Já foi com o decorrer da investigação que me fui apercebendo que na escolha deste assunto se entrelaçavam várias linhas temáticas que tinham como ponto de encontro a cultura portuguesa do século XIX. A história da imprensa, da gravura em madeira, da noção de património e dos primeiros estudos científicos na área da historiografia da arte com a definição de uma terminologia específica e de conceitos estilísticos.
O interessante deste projeto de publicação de jornais ilustrados radica no seu objetivo iluminista de democratizar a instrução no período histórico do triunfo da monarquia constitucional e em que se pretende construir o cidadão que vem substituir o súbdito do período absolutista. No fundo, estas publicações funcionavam como um mecanismo compensatório relativamente a um Estado que ainda estava incipiente na área da instrução. A intelectualidade romântica assume esta tarefa de derramar a civilização num país em que a taxa de analfabetismo era superior a 80%.

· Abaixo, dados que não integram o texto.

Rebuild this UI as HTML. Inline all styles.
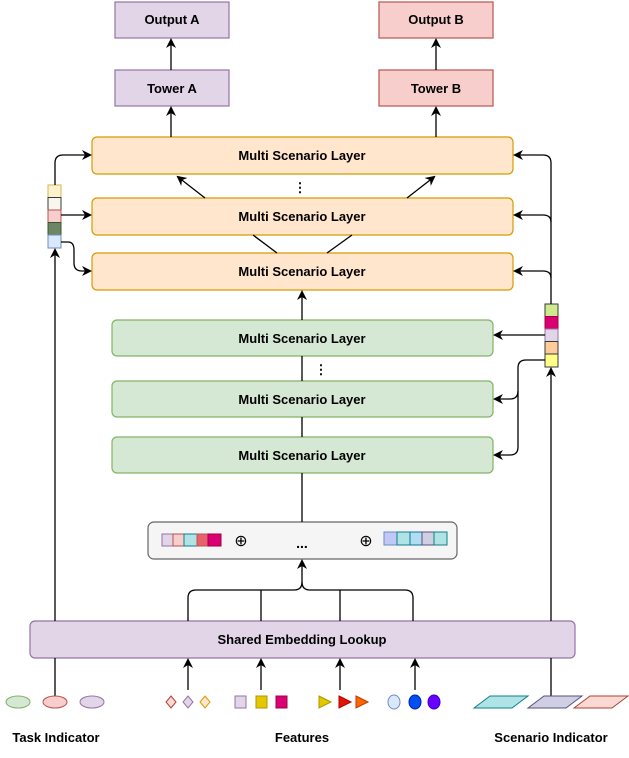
<!DOCTYPE html>
<html><head><style>body{margin:0;background:#fff}svg{display:block}text{font-family:"Liberation Sans",sans-serif;font-weight:bold;font-size:13px;fill:#000}</style></head>
<body>
<svg width="629" height="758" viewBox="0 0 629 758" xmlns="http://www.w3.org/2000/svg">
<defs><marker id="a" markerWidth="10" markerHeight="10" refX="8" refY="5" orient="auto" markerUnits="userSpaceOnUse"><path d="M0,0 L10,5 L0,10 L3,5 Z" fill="#000"/></marker></defs>
<g stroke-width="1.2">
<rect x="115" y="2" width="114" height="36" fill="#e1d5e7" stroke="#9673a6"/>
<rect x="115" y="70" width="114" height="36" fill="#e1d5e7" stroke="#9673a6"/>
<rect x="379" y="2" width="114" height="36" fill="#f8cecc" stroke="#b85450"/>
<rect x="379" y="70" width="114" height="36" fill="#f8cecc" stroke="#b85450"/>
<rect x="92" y="137" width="421" height="37" rx="5" fill="#ffe6cc" stroke="#d79b00"/>
<rect x="92" y="198" width="421" height="37" rx="5" fill="#ffe6cc" stroke="#d79b00"/>
<rect x="92" y="253" width="421" height="37" rx="5" fill="#ffe6cc" stroke="#d79b00"/>
<rect x="112" y="320" width="381" height="36" rx="5" fill="#d5e8d4" stroke="#82b366"/>
<rect x="112" y="381" width="381" height="36" rx="5" fill="#d5e8d4" stroke="#82b366"/>
<rect x="112" y="437" width="381" height="36" rx="5" fill="#d5e8d4" stroke="#82b366"/>
<rect x="148" y="522" width="309" height="37" rx="6" fill="#f5f5f5" stroke="#666"/>
<rect x="30" y="621" width="545" height="37" rx="5" fill="#e1d5e7" stroke="#9673a6"/>
</g>
<g text-anchor="middle">
<text x="172" y="24">Output A</text><text x="172" y="93">Tower A</text>
<text x="436" y="24">Output B</text><text x="436" y="93">Tower B</text>
<text x="302" y="160">Multi Scenario Layer</text>
<text x="302" y="221">Multi Scenario Layer</text>
<text x="302" y="276">Multi Scenario Layer</text>
<text x="302" y="343">Multi Scenario Layer</text>
<text x="302" y="404">Multi Scenario Layer</text>
<text x="302" y="460">Multi Scenario Layer</text>
<text x="302" y="644">Shared Embedding Lookup</text>
<text x="56" y="742">Task Indicator</text>
<text x="302" y="742">Features</text>
<text x="551" y="742">Scenario Indicator</text>
<text x="300" y="192">⋮</text><text x="321" y="374">⋮</text>
<text x="302" y="548" style="font-size:14px">...</text>
<text x="241" y="546" style="font-weight:normal;font-size:16px">⊕</text>
<text x="366" y="546" style="font-weight:normal;font-size:16px">⊕</text>
</g>
<g stroke-width="1">
<rect x="162" y="534" width="11" height="12" fill="#e1d5e7" stroke="#9673a6"/>
<rect x="173" y="534" width="11" height="12" fill="#f8cecc" stroke="#b85450"/>
<rect x="184" y="534" width="13" height="12" fill="#b0e3e6" stroke="#0e8088"/>
<rect x="197" y="534" width="11" height="12" fill="#e7626e" stroke="#b85450"/>
<rect x="208" y="534" width="13" height="12" fill="#d80073" stroke="#a50040"/>
<rect x="384" y="532" width="13" height="13" fill="#c0c8f8" stroke="#6c8ebf"/>
<rect x="397" y="532" width="13" height="13" fill="#b0e3e6" stroke="#0e8088"/>
<rect x="410" y="532" width="12" height="13" fill="#b1ddf0" stroke="#10739e"/>
<rect x="422" y="532" width="12" height="13" fill="#d0cee2" stroke="#56517e"/>
<rect x="434" y="532" width="13" height="13" fill="#b0e3e6" stroke="#0e8088"/>
<rect x="48" y="185" width="13" height="12.5" fill="#fff2cc" stroke="#d6b656"/>
<rect x="48" y="197.5" width="13" height="12.5" fill="#f9f7ed" stroke="#36393d"/>
<rect x="48" y="210" width="13" height="12.5" fill="#f8cecc" stroke="#b85450"/>
<rect x="48" y="222.5" width="13" height="12.5" fill="#6d8764" stroke="#3a5431"/>
<rect x="48" y="235" width="13" height="13" fill="#dae8fc" stroke="#6c8ebf"/>
<rect x="545" y="304" width="13" height="12.5" fill="#cdeb8b" stroke="#36393d"/>
<rect x="545" y="316.5" width="13" height="12.5" fill="#d80073" stroke="#a50040"/>
<rect x="545" y="329" width="13" height="12.5" fill="#e1d5e7" stroke="#9673a6"/>
<rect x="545" y="341.5" width="13" height="12.5" fill="#ffcc99" stroke="#36393d"/>
<rect x="545" y="354" width="13" height="13" fill="#ffff88" stroke="#36393d"/>
</g>
<g fill="none" stroke="#000" stroke-width="1.3">
<path d="M171 70V40" marker-end="url(#a)"/>
<path d="M171 137V108" marker-end="url(#a)"/>
<path d="M436 70V40" marker-end="url(#a)"/>
<path d="M436 137V108" marker-end="url(#a)"/>
<path d="M302 320V292" marker-end="url(#a)"/>
<path d="M302 522V473M302 417V437M302 356V381"/>
<path d="M205 198L178 177" marker-end="url(#a)"/>
<path d="M407 198L434 177" marker-end="url(#a)"/>
<path d="M277 253L253 235M327 253L352 235"/>
<path d="M55 621V250" marker-end="url(#a)"/>
<path d="M55 185V163Q55 155 63 155H90" marker-end="url(#a)"/>
<path d="M61 215H90" marker-end="url(#a)"/>
<path d="M61 242H68Q74 242 74 250V263Q74 271 82 271H90" marker-end="url(#a)"/>
<path d="M551 621V369" marker-end="url(#a)"/>
<path d="M551 304V163Q551 155 543 155H515" marker-end="url(#a)"/>
<path d="M551 222Q551 215 543 215H515" marker-end="url(#a)"/>
<path d="M551 278Q551 271 543 271H515" marker-end="url(#a)"/>
<path d="M545 335H495" marker-end="url(#a)"/>
<path d="M545 360H526Q518 360 518 368V391Q518 399 510 399H495" marker-end="url(#a)"/>
<path d="M518 391V447Q518 455 510 455H495" marker-end="url(#a)"/>
<path d="M188 621V598Q188 590 196 590H294Q302 590 302 582V561" marker-end="url(#a)"/>
<path d="M413 621V598Q413 590 405 590H310Q302 590 302 582M261 621V590M340 621V590"/>
<path d="M188 690V660" marker-end="url(#a)"/>
<path d="M261 690V660" marker-end="url(#a)"/>
<path d="M340 690V660" marker-end="url(#a)"/>
<path d="M415 690V660" marker-end="url(#a)"/>
<path d="M55 658V697M551 658V696"/>
</g>
<g stroke-width="1">
<ellipse cx="18" cy="702" rx="12" ry="6" fill="#d5e8d4" stroke="#82b366"/>
<ellipse cx="55" cy="702" rx="12" ry="6" fill="#f8cecc" stroke="#b85450"/>
<ellipse cx="92" cy="702" rx="12" ry="6" fill="#e1d5e7" stroke="#9673a6"/>
<path d="M171 696l5 6-5 6-5-6z" fill="#fad9d5" stroke="#ae4132"/>
<path d="M188 696l5 6-5 6-5-6z" fill="#e1d5e7" stroke="#9673a6"/>
<path d="M205 696l5 6-5 6-5-6z" fill="#ffe6cc" stroke="#d79b00"/>
<rect x="235" y="696" width="11" height="12" fill="#e1d5e7" stroke="#9673a6"/>
<rect x="256" y="696" width="11" height="12" fill="#e3c800" stroke="#b09500"/>
<rect x="276" y="696" width="11" height="12" fill="#d80073" stroke="#a50040"/>
<path d="M319 696l12 6-12 6z" fill="#e3c800" stroke="#b09500"/>
<path d="M339 696l12 6-12 6z" fill="#e51400" stroke="#b20000"/>
<path d="M356 696l12 6-12 6z" fill="#fa6800" stroke="#c73500"/>
<ellipse cx="394" cy="702" rx="6" ry="7" fill="#dae8fc" stroke="#6c8ebf"/>
<ellipse cx="415" cy="702" rx="6" ry="7" fill="#0050ef" stroke="#001dbc"/>
<ellipse cx="434" cy="702" rx="6" ry="7" fill="#6a00ff" stroke="#3700cc"/>
<path d="M474 708L490 696H528L512 708z" fill="#b0e3e6" stroke="#0e8088"/>
<path d="M528 708L544 696H582L566 708z" fill="#d0cee2" stroke="#56517e"/>
<path d="M574 708L590 696H628L612 708z" fill="#fad9d5" stroke="#ae4132"/>
</g>
</svg>
</body></html>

A divulgação do património arquitetónico e artístico, sustentada pela multiplicação visual dos monumentos e objetos artísticos nas suas páginas, pretendia ilustrar textos que apresentam diferentes níveis de profundidade científica e apoiam o leitor no conhecimento desse património, apesar de também condicionarem a sua leitura de acordo com uma perspetiva ideológica e cultural definida no contexto do romantismo português. É possível comprovar a valorização da arte gótica e manuelina, sempre associada pela sensibilidade romântica à idiossincrasia nacional municipalista e, de uma forma geral, a crítica aos estilos renascentista e pós-renascença, identificados com a influência estrangeira e o triunfo das monarquias absolutas. Os monumentos e outros objetos artísticos são perspetivados como padrões comemorativos de uma história nacional gloriosa, testemunhos de feitos populares que preservam a identidade nacional. É este o discurso predominante nos textos sobre esta temática publicados no Archivo Pittoresco, onde se observa o comprometimento do intelectual com uma missão patriótica, na esteira da teorização herculaniana, de divulgação e proteção do património.
Penso que a escassa investigação da história da gravura está relacionada com o facto de lhe ter sido atribuído um carácter obreiro, enquadrado no âmbito da indústria tipográfica, a este tipo de produção artística. A maioria dos exemplares são obras coletivas com a intervenção conjunta de um delineador e de um gravador. Frequentemente o delineador limita-se à reprodução de uma imagem que já existe, depreciando a vertente criativa do ato artístico. No caso do gravador é lhe atribuída a função mecânica de traduzir um trabalho de outrem. Esta perspetiva, que considero redutora, esteve na origem de alguma marginalização destas produções artísticas pela historiografia da arte. Na realidade, ultrapassando a qualidade técnica, subsiste em muitas gravuras um aspecto inventivo e original paralelo a uma produção imagética meramente reprodutora. A gravura situa-se assim num relativo limbo por figurar na charneira entre a simples técnica de reprodução e a obra de arte.
Não quero abusar da vossa paciência, mas o tema parece-me tão interessante que por vezes dou por mim a falar deste assunto com um desconhecido que está sentado ao meu lado no autocarro.
Dediquei este livro às minhas filhas, Madalena e Constança e à minha mulher, Lia, com quem partilho uma viagem que se prolonga por vinte e cinco anos. O livro deve muito ao seu encorajamento diário e à sua cumplicidade. Mas não é necessário agradecer-lhe com palavras, primeiro porque nunca serão suficientes e depois porque basta um encontro do olhar para sabermos o que sentimos mutuamente.
Termino agradecendo novamente a presença de todos.